* [RECORDED DATA]
===
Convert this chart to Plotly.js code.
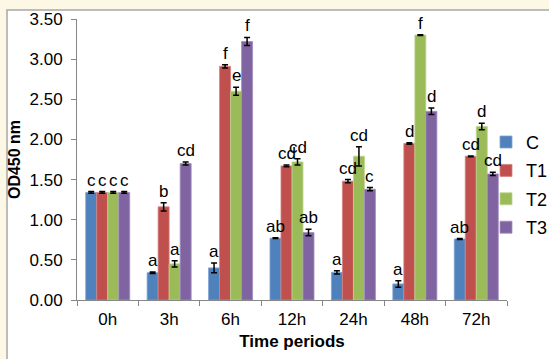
<!DOCTYPE html>
<html>
<head>
<meta charset="utf-8">
<script src="https://cdn.plot.ly/plotly-3.0.1.min.js"></script>
<style>html,body{margin:0;padding:0;background:#fdf8e6;}#chart{width:549px;height:359px;}</style>
</head>
<body>
<div id="chart"></div>
<script>
const categories = ["0h", "3h", "6h", "12h", "24h", "48h", "72h"];
const seriesNames = ["C", "T1", "T2", "T3"];
const valuesC  = [1.34, 0.34, 0.40, 0.77, 0.345, 0.20, 0.76];
const valuesT1 = [1.34, 1.16, 2.91, 1.67, 1.48, 1.95, 1.79];
const valuesT2 = [1.34, 0.45, 2.60, 1.72, 1.79, 3.30, 2.16];
const valuesT3 = [1.34, 1.70, 3.22, 0.84, 1.38, 2.35, 1.57];
const errorsC  = [0.01, 0.01, 0.06, 0.005, 0.02, 0.04, 0.005];
const errorsT1 = [0.01, 0.05, 0.02, 0.01, 0.02, 0.01, 0.005];
const errorsT2 = [0.01, 0.04, 0.05, 0.04, 0.12, 0.005, 0.04];
const errorsT3 = [0.01, 0.02, 0.05, 0.04, 0.02, 0.04, 0.02];
const lettersC  = ["c", "a", "a", "ab", "a", "a", "ab"];
const lettersT1 = ["c", "b", "f", "cd", "cd", "d", "cd"];
const lettersT2 = ["c", "a", "e", "cd", "cd", "f", "d"];
const lettersT3 = ["c", "cd", "f", "ab", "c", "d", "cd"];

const colors = ["#4f81bd", "#c0504d", "#9bbb59", "#8064a2"];
const edgeColors = ["#7fa3d3", "#d6827f", "#bdd48e", "#a390bf"];
const allValues = [valuesC, valuesT1, valuesT2, valuesT3];
const allErrors = [errorsC, errorsT1, errorsT2, errorsT3];
const allLetters = [lettersC, lettersT1, lettersT2, lettersT3];

const traces = seriesNames.map((name, i) => ({
  type: "bar",
  name: name,
  x: categories,
  y: allValues[i],
  legendgroup: name,
  marker: {color: colors[i], line: {color: edgeColors[i], width: 0.8}},
  error_y: {type: "data", array: allErrors[i], visible: true, color: "#000", thickness: 1.5, width: 3}
}));

const barPx = 11;
const annotations = [];
seriesNames.forEach((name, i) => {
  categories.forEach((c, j) => {
    annotations.push({
      x: c, xref: "x", y: allValues[i][j] + allErrors[i][j], yref: "y",
      text: allLetters[i][j], showarrow: false,
      xshift: (i - 1.5) * barPx, yshift: 0, yanchor: "bottom", xanchor: "center",
      font: {family: "Liberation Sans, Arial, sans-serif", size: 17, color: "#000"}
    });
  });
});

const L = 77, R = 42, T = 19, B = 59;
const W = 549 - L - R, H = 359 - T - B;
const layout = {
  width: 549, height: 359,
  margin: {l: L, r: R, t: T, b: B, pad: 0, autoexpand: false},
  paper_bgcolor: "#fdf8e6",
  plot_bgcolor: "rgba(0,0,0,0)",
  font: {family: "Liberation Sans, Arial, sans-serif", color: "#000", size: 17},
  barmode: "group",
  bargap: 0.283,
  bargroupgap: 0,
  showlegend: true,
  legend: {
    x: (486 - L) / W, xanchor: "left", y: 0.41, yanchor: "middle",
    font: {size: 18}, bgcolor: "rgba(0,0,0,0)", tracegroupgap: 2,
    itemwidth: 30
  },
  xaxis: {
    type: "category",
    tickson: "boundaries",
    ticks: "outside", ticklen: 5, tickcolor: "#868686",
    showline: true, linecolor: "#868686", linewidth: 1,
    showgrid: false, zeroline: false,
    tickfont: {size: 17}, ticklabelstandoff: 4,
    title: {text: "<b>Time periods</b>", font: {size: 17}, standoff: 6}
  },
  yaxis: {
    range: [0, 3.5], dtick: 0.5, tickformat: ".2f",
    ticks: "outside", ticklen: 5, tickcolor: "#868686",
    showline: true, linecolor: "#868686", linewidth: 1,
    showgrid: false, zeroline: false,
    tickfont: {size: 17}, ticklabelstandoff: 5,
    title: {text: "<b>OD450 nm</b>", font: {size: 16}, standoff: 4}
  },
  shapes: [{
    type: "rect", layer: "below", xref: "paper", yref: "paper",
    x0: (7 - L) / W, x1: (560 - L) / W,
    y0: -(370 - 300) / H, y1: 1 + (T - 10) / H,
    fillcolor: "#ffffff", line: {color: "#a6a6a6", width: 1.5}
  }],
  annotations: annotations
};

Plotly.newPlot("chart", traces, layout, {displayModeBar: false, staticPlot: true});
</script>
</body>
</html>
===
* [YOUR OBJECTIVE] Identify and copy the lines holding the word "chart".

* [SOLUTION BELOW]
Convert this chart to Plotly.js code.
<style>html,body{margin:0;padding:0;background:#fdf8e6;}#chart{width:549px;height:359px;}</style>
<div id="chart"></div>
Plotly.newPlot("chart", traces, layout, {displayModeBar: false, staticPlot: true});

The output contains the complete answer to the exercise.